Golden SusPtrit: a genetically well transformable barley line for studies on the resistance to rust fungi
Résumé
Key message We developed 'Golden SusPtrit', i.e., a barley line combining SusPtrit's high susceptibility to non-adapted rust fungi with the high amenability of Golden Promise for transformation. Nonhost and partial resistance to Puccinia rust fungi in barley are polygenically inherited. These types of resistance are principally prehaustorial, show high diversity between accessions of the plant species and are genetically associated. To study nonhost and partial resistance, as well as their association, candidate gene(s) for resistance must be cloned and tested in susceptible material where SusPtrit would be the line of choice. Unfortunately, SusPtrit is not amenable to Agrobacterium-mediated transformation. Therefore, a doubled haploid (DH) mapping population (n = 122) was created by crossing SusPtrit with Golden Promise to develop a 'Golden SusPtrit', i.e., a barley line combining SusPtrit's high susceptibility to non-adapted rust fungi with the high amenability of Golden Promise for transformation. We identified nine genomic regions occupied by resistance quantitative trait loci (QTLs) against four non-adapted rust fungi and P. hordei isolate 1.2.1 (Ph.1.2.1). Four DHs were selected for an Agrobacterium-mediated transformation efficiency test.

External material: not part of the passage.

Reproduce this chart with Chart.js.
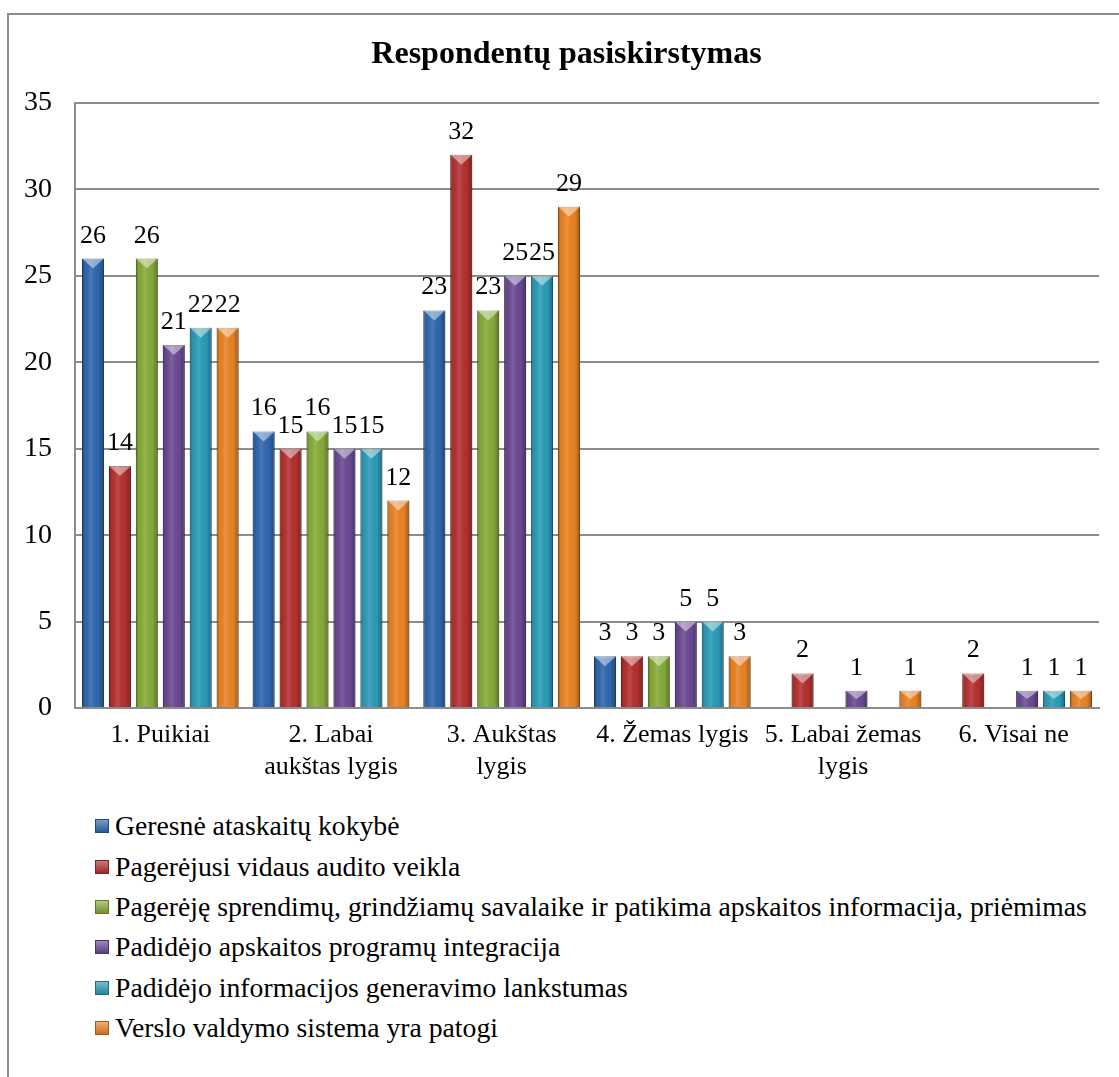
<!DOCTYPE html>
<html>
<head>
<meta charset="utf-8">
<script src="https://cdn.jsdelivr.net/npm/chart.js@4.4.0/dist/chart.umd.min.js"></script>
<style>
  html, body { margin: 0; padding: 0; background: #fff; }
  #page { position: relative; width: 1119px; height: 1077px; overflow: hidden; font-family: 'Liberation Serif', 'Times New Roman', serif; }
  #frame { position: absolute; left: 7px; top: 13px; right: -10px; bottom: -10px; border-left: 2px solid #8c8c8c; border-top: 2px solid #8c8c8c; }
  #wrap { position: absolute; left: 0; top: 0; width: 1119px; height: 791px; }
  #legend { position: absolute; left: 95px; top: 806px; }
  .row { height: 40.4px; display: flex; align-items: center; font-size: 27.7px; color: #000; white-space: nowrap; }
  .box { width: 14px; height: 14px; margin-right: 6px; box-sizing: border-box; }
</style>
</head>
<body>
<div id="page">
  <div id="frame"></div>
  <div id="wrap"><canvas id="chart"></canvas></div>
  <div id="legend"></div>
</div>
<script>
const title = 'Respondentų pasiskirstymas';

const categories = [
  '1. Puikiai',
  ['2. Labai', 'aukštas lygis'],
  ['3. Aukštas', 'lygis'],
  '4. Žemas lygis',
  ['5. Labai žemas', 'lygis'],
  '6. Visai ne'
];

const seriesNames = [
  'Geresnė ataskaitų kokybė',
  'Pagerėjusi vidaus audito veikla',
  'Pagerėję sprendimų, grindžiamų savalaike ir patikima apskaitos informacija, priėmimas',
  'Padidėjo apskaitos programų integracija',
  'Padidėjo informacijos generavimo lankstumas',
  'Verslo valdymo sistema yra patogi'
];

const ataskaituKokybe = [26, 16, 23, 3, null, null];
const vidausAuditas = [14, 15, 32, 3, 2, 2];
const sprendimai = [26, 16, 23, 3, null, null];
const integracija = [21, 15, 25, 5, 1, 1];
const lankstumas = [22, 15, 25, 5, null, 1];
const patogi = [22, 12, 29, 3, 1, 1];

const yTicks = [0, 5, 10, 15, 20, 25, 30, 35];

const seriesValues = [ataskaituKokybe, vidausAuditas, sprendimai, integracija, lankstumas, patogi];
const colors = ['#2F67AE', '#B53030', '#87AC38', '#6B4A94', '#2A9CB8', '#EC8323'];
const borders = ['#1F4A80', '#802020', '#5F7C25', '#4A3268', '#1D6F84', '#A85A15'];

const font = "'Liberation Serif', 'Times New Roman', serif";

// bevelled bars + value labels
const bevel = {
  id: 'bevel',
  afterDatasetsDraw(chart) {
    const ctx = chart.ctx;
    chart.data.datasets.forEach((ds, i) => {
      const meta = chart.getDatasetMeta(i);
      meta.data.forEach((bar, j) => {
        const v = ds.data[j];
        if (v === null || v === undefined) return;
        const w = bar.width;
        const left = bar.x - w / 2;
        const right = bar.x + w / 2;
        ctx.save();
        const g = ctx.createLinearGradient(left, 0, right, 0);
        g.addColorStop(0, 'rgba(0,0,0,0.30)');
        g.addColorStop(0.12, 'rgba(0,0,0,0.05)');
        g.addColorStop(0.4, 'rgba(255,255,255,0.12)');
        g.addColorStop(0.75, 'rgba(0,0,0,0.02)');
        g.addColorStop(1, 'rgba(0,0,0,0.32)');
        ctx.fillStyle = g;
        ctx.fillRect(left, bar.y, w, bar.base - bar.y);
        // top cap
        ctx.beginPath();
        ctx.moveTo(left, bar.y);
        ctx.lineTo(right, bar.y);
        ctx.lineTo(bar.x, bar.y + Math.min(10, (bar.base - bar.y) / 2));
        ctx.closePath();
        ctx.fillStyle = 'rgba(255,255,255,0.45)';
        ctx.fill();
        // value label
        ctx.fillStyle = '#000';
        ctx.font = '26px ' + font;
        ctx.textAlign = 'center';
        ctx.textBaseline = 'alphabetic';
        ctx.fillText(String(v), bar.x, bar.y - 16);
        ctx.restore();
      });
    });
  }
};

// title centred in the outer frame rather than the canvas padding box
const frameTitle = {
  id: 'frameTitle',
  afterDraw(chart) {
    const ctx = chart.ctx;
    ctx.save();
    ctx.fillStyle = '#000';
    ctx.font = 'bold 32px ' + font;
    ctx.textAlign = 'center';
    ctx.textBaseline = 'alphabetic';
    ctx.fillText(title, (chart.width + 14) / 2, 63);
    ctx.restore();
  }
};

const datasets = seriesNames.map((name, i) => ({
  label: name,
  data: seriesValues[i],
  backgroundColor: colors[i],
  borderColor: borders[i],
  borderWidth: 1,
  categoryPercentage: 0.947,
  barPercentage: 0.815
}));

const chart = new Chart(document.getElementById('chart'), {
  type: 'bar',
  data: { labels: categories, datasets: datasets },
  options: {
    responsive: true,
    maintainAspectRatio: false,
    animation: false,
    layout: { padding: { left: 1, right: 20, top: 103, bottom: 5 } },
    plugins: {
      legend: { display: false },
      tooltip: { enabled: false },
      title: { display: false }
    },
    scales: {
      x: {
        grid: { display: false },
        border: { display: true, color: '#8c8c8c', width: 2 },
        ticks: { color: '#000', font: { family: font, size: 26, lineHeight: 1.23 }, padding: 3, maxRotation: 0, autoSkip: false }
      },
      y: {
        min: 0,
        max: 35,
        afterBuildTicks(axis) { axis.ticks = yTicks.map(v => ({ value: v })); },
        grid: { color: '#8c8c8c', lineWidth: 2, drawTicks: false },
        border: { display: true, color: '#8c8c8c', width: 2 },
        ticks: { color: '#000', font: { family: font, size: 28 }, padding: 23 }
      }
    }
  },
  plugins: [bevel, frameTitle]
});

// legend, one series per row
const legend = document.getElementById('legend');
chart.data.datasets.forEach((ds, i) => {
  const row = document.createElement('div');
  row.className = 'row';
  const box = document.createElement('span');
  box.className = 'box';
  box.style.background = 'linear-gradient(180deg, rgba(255,255,255,0.35), rgba(0,0,0,0.15)), ' + colors[i];
  box.style.border = '1px solid ' + borders[i];
  const txt = document.createElement('span');
  txt.textContent = ds.label;
  row.appendChild(box);
  row.appendChild(txt);
  legend.appendChild(row);
});
</script>
</body>
</html>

They were among the 12 DH lines most susceptible to the tested non-adapted rust fungi. The most efficiently transformed DH line was SG062N (11-17 transformants per 100 immature embryos). The level of non-adapted rust infection on SG062N is either similar to or higher than the level of infection on SusPtrit. Against Ph.1.2.1, the latency period conferred by SG062N is as short as that conferred by SusPtrit. SG062N, designated 'Golden SusPtrit', will be a valuable experimental line that could replace SusPtrit in nonhost and partial resistance studies, especially for stable transformation using candidate genes that may be involved in rust-resistance mechanisms.